Items from a data source:
--- begin ---

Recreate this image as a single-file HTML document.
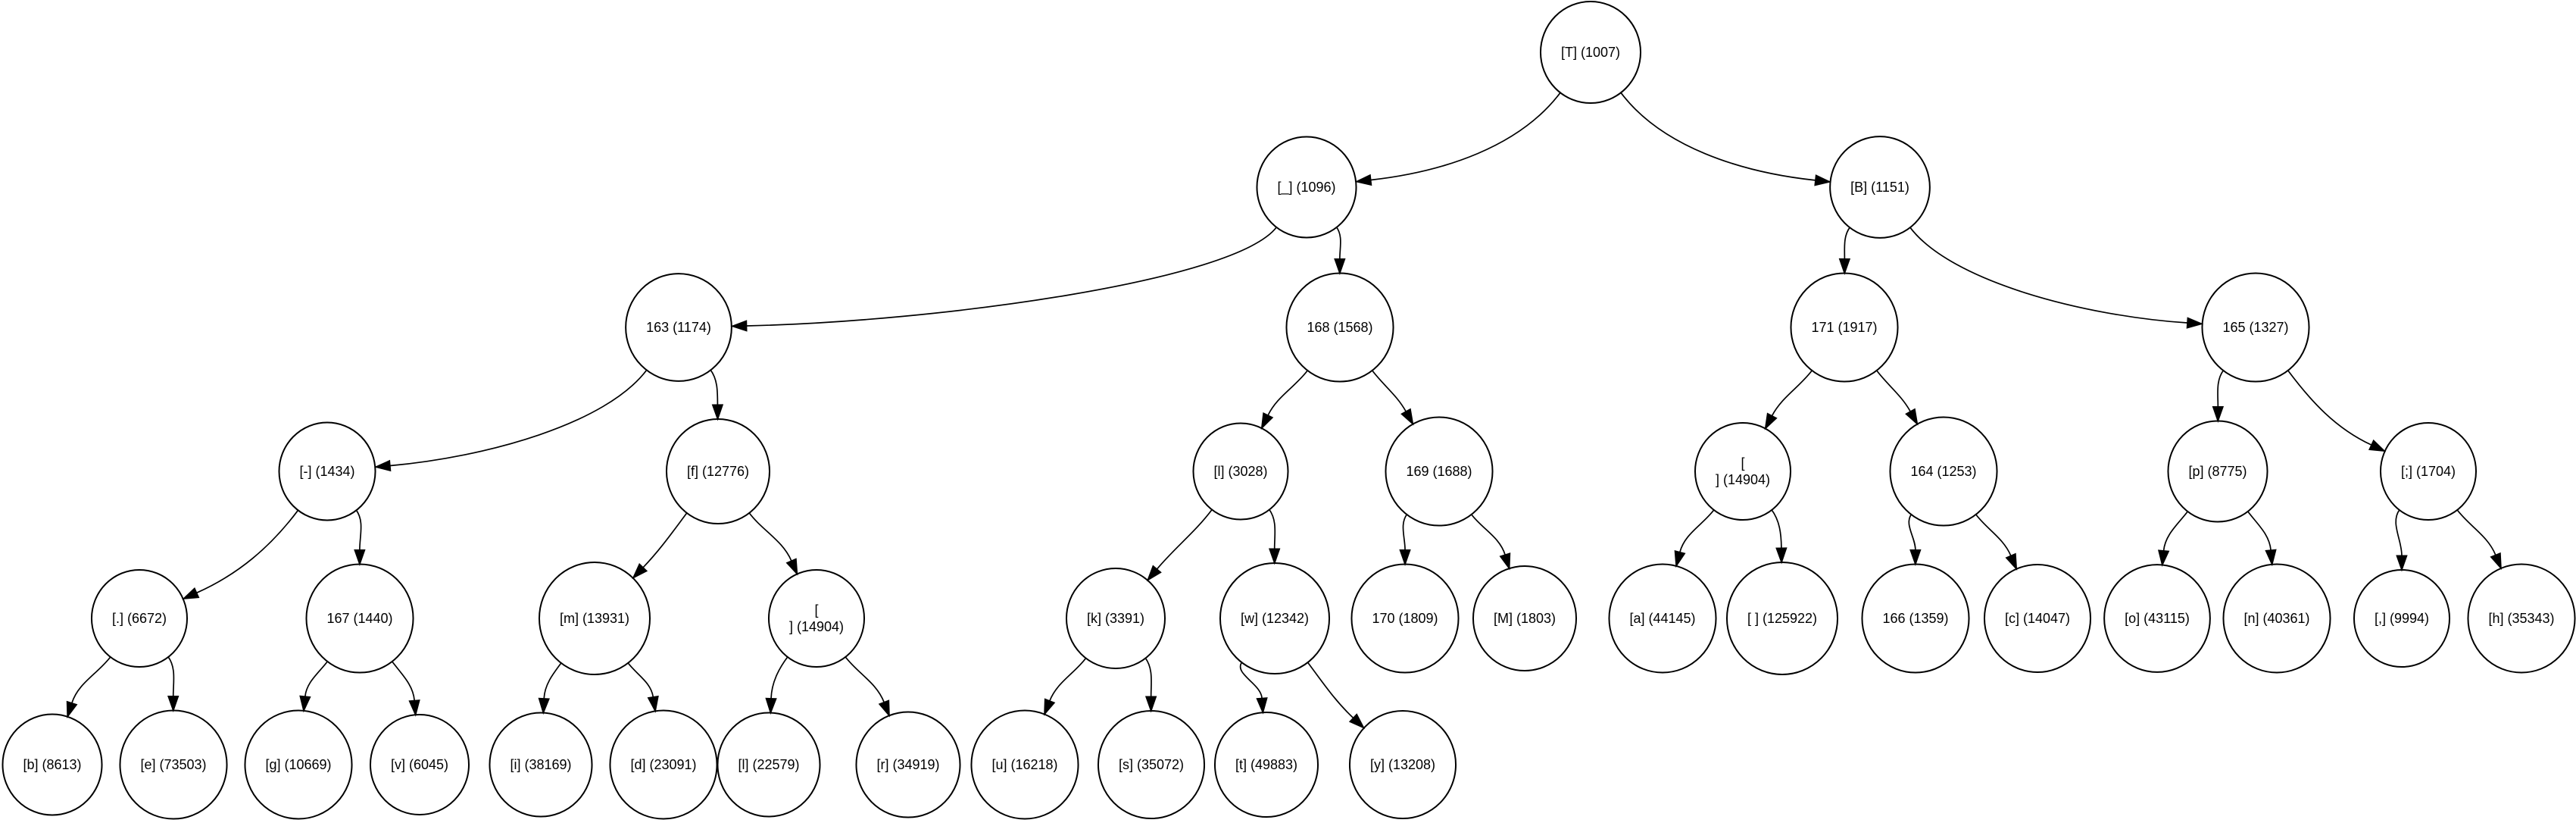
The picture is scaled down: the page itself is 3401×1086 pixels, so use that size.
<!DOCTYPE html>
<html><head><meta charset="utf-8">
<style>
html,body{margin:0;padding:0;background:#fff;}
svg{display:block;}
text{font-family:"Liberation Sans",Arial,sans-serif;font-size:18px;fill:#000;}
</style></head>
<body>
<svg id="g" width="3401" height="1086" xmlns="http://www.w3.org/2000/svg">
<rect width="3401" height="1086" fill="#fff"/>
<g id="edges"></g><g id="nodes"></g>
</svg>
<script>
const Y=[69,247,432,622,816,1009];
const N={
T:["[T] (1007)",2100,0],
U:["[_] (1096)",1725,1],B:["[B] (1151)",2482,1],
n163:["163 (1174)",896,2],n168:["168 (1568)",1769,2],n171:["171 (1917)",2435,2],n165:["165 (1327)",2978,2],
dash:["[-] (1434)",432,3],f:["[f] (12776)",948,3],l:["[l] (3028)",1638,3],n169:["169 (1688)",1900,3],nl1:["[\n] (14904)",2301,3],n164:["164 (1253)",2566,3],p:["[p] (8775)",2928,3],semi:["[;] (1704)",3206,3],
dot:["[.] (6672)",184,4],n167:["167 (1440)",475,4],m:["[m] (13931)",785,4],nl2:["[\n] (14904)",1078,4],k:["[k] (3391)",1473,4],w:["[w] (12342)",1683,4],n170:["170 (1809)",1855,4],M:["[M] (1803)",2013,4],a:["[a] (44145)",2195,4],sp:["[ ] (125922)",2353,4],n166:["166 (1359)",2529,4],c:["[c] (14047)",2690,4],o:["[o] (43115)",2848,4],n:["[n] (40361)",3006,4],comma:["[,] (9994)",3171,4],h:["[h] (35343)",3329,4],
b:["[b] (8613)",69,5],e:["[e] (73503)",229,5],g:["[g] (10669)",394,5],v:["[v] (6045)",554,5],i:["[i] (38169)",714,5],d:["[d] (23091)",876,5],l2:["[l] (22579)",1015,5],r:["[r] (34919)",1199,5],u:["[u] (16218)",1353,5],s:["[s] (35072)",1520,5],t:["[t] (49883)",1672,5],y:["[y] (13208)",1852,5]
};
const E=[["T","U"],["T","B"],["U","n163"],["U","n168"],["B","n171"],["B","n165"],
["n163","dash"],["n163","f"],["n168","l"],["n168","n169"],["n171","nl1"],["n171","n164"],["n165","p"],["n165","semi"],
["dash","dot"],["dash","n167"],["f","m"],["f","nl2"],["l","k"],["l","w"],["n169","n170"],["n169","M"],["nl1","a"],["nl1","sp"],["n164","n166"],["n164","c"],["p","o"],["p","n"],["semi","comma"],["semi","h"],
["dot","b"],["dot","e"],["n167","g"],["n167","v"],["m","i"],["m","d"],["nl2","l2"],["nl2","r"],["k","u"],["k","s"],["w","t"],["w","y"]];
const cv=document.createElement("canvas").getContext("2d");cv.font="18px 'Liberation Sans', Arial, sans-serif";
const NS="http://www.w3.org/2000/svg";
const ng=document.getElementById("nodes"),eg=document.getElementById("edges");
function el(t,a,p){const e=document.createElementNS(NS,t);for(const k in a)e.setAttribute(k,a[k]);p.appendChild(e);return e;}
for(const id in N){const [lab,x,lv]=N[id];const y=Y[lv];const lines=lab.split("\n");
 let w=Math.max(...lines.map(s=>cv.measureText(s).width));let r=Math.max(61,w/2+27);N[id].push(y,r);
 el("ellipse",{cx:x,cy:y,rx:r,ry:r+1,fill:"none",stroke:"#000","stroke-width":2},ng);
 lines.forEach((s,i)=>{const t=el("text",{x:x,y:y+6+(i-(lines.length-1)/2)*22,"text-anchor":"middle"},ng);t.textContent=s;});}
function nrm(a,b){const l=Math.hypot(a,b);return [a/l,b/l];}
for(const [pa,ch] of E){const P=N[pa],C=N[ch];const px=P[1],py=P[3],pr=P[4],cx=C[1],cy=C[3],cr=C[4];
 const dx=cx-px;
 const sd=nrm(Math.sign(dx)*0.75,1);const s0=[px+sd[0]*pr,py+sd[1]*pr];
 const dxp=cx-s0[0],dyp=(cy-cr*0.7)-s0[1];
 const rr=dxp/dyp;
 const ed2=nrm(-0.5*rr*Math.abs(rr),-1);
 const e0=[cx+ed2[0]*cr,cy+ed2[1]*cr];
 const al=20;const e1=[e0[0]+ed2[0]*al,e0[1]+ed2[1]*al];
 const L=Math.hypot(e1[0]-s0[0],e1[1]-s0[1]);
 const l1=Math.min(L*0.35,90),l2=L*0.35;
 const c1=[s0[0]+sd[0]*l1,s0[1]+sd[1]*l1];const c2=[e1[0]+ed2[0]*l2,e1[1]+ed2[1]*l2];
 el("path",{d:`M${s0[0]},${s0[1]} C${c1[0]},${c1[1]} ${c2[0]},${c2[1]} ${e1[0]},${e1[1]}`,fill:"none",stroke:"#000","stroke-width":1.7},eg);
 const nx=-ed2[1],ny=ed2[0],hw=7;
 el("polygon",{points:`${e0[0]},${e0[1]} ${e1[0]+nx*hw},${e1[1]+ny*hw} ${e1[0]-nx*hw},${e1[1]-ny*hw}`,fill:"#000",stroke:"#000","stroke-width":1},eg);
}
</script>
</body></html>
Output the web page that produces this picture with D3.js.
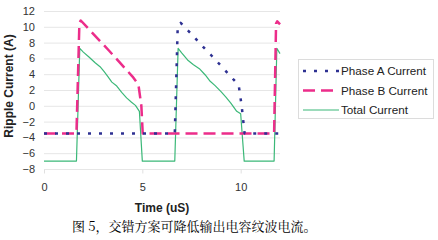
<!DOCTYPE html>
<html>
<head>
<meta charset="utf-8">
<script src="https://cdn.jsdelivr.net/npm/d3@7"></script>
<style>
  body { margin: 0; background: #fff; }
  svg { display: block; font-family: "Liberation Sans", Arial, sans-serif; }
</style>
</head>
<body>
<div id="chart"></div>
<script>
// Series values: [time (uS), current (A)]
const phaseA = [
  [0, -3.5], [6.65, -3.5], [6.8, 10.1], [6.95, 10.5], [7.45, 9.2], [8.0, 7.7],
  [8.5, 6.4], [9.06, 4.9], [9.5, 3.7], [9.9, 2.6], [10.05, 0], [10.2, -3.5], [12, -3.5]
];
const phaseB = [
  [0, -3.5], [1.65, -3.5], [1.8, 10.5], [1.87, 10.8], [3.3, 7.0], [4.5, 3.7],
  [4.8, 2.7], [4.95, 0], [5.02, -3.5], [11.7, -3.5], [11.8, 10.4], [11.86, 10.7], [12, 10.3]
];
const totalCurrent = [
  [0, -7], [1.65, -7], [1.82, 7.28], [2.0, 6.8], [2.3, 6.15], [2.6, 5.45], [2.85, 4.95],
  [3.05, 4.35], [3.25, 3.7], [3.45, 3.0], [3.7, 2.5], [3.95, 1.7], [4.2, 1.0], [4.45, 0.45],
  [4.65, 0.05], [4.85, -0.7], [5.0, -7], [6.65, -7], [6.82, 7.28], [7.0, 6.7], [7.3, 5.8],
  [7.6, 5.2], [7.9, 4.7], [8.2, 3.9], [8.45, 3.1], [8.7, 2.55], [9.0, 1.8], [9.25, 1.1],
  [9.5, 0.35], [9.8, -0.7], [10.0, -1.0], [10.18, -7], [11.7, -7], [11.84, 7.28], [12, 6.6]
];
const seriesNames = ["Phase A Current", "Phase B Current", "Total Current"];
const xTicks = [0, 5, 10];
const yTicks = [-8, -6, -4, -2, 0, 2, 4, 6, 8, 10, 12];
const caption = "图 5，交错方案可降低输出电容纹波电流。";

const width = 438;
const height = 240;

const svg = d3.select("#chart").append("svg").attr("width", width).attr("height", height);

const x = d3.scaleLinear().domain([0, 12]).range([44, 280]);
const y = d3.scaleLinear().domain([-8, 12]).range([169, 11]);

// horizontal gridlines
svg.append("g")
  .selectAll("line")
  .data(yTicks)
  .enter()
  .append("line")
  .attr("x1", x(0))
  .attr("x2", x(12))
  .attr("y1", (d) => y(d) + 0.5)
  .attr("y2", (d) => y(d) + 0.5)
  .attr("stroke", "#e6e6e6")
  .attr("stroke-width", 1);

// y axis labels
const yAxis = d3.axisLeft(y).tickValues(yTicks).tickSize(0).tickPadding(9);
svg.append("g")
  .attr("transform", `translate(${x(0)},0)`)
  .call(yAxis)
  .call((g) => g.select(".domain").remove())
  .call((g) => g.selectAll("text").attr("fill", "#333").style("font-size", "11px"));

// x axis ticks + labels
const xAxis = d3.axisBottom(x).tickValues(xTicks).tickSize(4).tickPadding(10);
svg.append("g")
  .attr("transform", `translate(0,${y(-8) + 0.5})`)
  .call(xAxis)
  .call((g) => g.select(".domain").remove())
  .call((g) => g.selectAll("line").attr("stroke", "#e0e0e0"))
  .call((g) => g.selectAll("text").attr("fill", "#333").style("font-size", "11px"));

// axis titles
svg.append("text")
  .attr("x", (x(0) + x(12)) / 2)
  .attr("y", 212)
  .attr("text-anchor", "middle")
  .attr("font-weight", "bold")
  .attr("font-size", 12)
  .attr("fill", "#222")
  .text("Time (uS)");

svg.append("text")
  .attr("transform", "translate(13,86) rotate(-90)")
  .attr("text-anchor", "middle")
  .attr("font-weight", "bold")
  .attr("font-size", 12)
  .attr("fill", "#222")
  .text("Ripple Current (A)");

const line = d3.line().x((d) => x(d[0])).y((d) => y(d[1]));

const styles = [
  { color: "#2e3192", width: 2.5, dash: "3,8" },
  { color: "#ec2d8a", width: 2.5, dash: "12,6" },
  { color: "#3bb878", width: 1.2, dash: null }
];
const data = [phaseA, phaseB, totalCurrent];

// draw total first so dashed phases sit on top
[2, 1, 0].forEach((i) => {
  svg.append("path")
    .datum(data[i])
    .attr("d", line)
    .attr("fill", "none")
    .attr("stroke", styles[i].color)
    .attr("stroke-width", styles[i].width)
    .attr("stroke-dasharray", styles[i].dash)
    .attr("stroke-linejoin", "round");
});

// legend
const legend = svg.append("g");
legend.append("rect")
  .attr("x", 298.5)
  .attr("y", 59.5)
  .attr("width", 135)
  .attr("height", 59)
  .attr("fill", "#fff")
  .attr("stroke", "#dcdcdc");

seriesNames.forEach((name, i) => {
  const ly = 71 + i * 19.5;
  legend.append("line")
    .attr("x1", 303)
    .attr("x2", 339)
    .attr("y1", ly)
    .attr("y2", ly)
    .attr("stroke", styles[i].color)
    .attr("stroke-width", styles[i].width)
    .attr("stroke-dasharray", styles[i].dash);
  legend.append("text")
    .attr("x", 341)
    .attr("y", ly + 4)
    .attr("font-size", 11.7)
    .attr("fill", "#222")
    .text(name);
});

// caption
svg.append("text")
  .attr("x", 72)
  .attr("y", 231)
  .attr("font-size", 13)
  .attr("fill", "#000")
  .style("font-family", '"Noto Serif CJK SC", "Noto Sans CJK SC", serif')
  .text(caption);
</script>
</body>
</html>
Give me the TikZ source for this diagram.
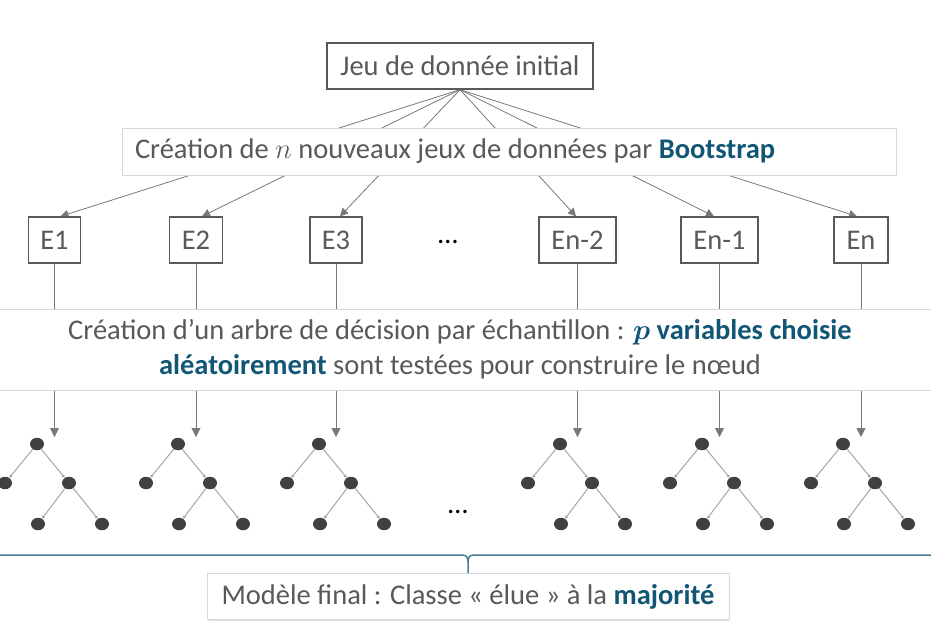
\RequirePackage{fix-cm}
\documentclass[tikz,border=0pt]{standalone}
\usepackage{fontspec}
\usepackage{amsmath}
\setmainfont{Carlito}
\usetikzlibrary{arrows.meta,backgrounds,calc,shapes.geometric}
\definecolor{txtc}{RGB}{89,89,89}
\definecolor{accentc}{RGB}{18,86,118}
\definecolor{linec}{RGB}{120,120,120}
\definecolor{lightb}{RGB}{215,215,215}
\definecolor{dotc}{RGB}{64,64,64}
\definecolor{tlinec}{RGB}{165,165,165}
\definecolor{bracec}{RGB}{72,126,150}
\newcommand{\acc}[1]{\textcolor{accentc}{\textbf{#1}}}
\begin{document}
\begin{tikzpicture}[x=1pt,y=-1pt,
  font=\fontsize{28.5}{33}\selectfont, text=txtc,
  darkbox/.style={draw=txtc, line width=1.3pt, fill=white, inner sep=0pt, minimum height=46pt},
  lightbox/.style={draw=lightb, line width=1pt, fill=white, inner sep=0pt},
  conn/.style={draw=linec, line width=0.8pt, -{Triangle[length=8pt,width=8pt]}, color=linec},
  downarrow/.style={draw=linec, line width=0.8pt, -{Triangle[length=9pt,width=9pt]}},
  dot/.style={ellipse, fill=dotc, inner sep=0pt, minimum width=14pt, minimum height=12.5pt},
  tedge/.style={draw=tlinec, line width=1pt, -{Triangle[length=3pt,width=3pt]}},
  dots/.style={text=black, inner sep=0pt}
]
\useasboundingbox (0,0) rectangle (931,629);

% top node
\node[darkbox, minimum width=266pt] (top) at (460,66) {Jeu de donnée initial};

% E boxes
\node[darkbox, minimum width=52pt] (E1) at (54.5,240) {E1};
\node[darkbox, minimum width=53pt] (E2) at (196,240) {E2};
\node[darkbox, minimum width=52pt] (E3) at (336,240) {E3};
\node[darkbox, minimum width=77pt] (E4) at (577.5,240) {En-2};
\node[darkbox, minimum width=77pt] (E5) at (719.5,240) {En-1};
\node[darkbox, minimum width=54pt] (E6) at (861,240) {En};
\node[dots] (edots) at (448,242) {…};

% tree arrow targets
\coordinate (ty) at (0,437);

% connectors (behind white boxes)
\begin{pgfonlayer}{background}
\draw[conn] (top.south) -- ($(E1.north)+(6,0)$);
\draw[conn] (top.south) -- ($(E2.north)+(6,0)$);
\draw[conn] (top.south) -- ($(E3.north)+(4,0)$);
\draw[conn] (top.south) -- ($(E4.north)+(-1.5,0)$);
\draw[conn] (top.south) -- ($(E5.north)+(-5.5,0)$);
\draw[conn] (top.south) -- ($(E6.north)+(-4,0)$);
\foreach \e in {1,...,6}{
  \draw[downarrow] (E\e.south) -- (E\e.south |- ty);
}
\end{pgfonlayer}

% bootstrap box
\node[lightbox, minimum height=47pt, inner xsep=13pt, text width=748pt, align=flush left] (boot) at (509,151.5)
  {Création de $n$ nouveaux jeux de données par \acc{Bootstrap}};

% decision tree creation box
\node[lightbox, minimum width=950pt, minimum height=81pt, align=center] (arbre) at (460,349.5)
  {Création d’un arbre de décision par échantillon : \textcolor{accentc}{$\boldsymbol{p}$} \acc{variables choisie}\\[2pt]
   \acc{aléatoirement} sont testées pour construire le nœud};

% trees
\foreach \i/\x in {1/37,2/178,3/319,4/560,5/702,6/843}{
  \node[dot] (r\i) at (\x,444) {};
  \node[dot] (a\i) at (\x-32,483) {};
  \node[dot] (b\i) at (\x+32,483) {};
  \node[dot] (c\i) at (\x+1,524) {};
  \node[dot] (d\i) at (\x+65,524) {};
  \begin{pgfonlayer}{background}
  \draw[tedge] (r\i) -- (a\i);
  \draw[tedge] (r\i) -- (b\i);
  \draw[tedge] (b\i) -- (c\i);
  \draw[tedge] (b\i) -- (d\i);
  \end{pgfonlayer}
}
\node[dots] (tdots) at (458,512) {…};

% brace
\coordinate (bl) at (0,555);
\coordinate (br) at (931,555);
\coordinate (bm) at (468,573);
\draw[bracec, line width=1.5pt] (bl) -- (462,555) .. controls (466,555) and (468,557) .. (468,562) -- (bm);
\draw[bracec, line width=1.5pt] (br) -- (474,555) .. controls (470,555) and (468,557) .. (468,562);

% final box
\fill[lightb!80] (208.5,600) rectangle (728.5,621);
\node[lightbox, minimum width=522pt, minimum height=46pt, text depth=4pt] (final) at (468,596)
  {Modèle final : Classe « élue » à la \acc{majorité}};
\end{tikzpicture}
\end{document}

--- end ---

*WHAT IS REQUIRED*. Filter the records above and return every line that holds the word "page".

*COMPLETE ANSWER*.
The picture is scaled down: the page itself is 3401×1086 pixels, so use that size.
Output the web page that produces this picture with D3.js.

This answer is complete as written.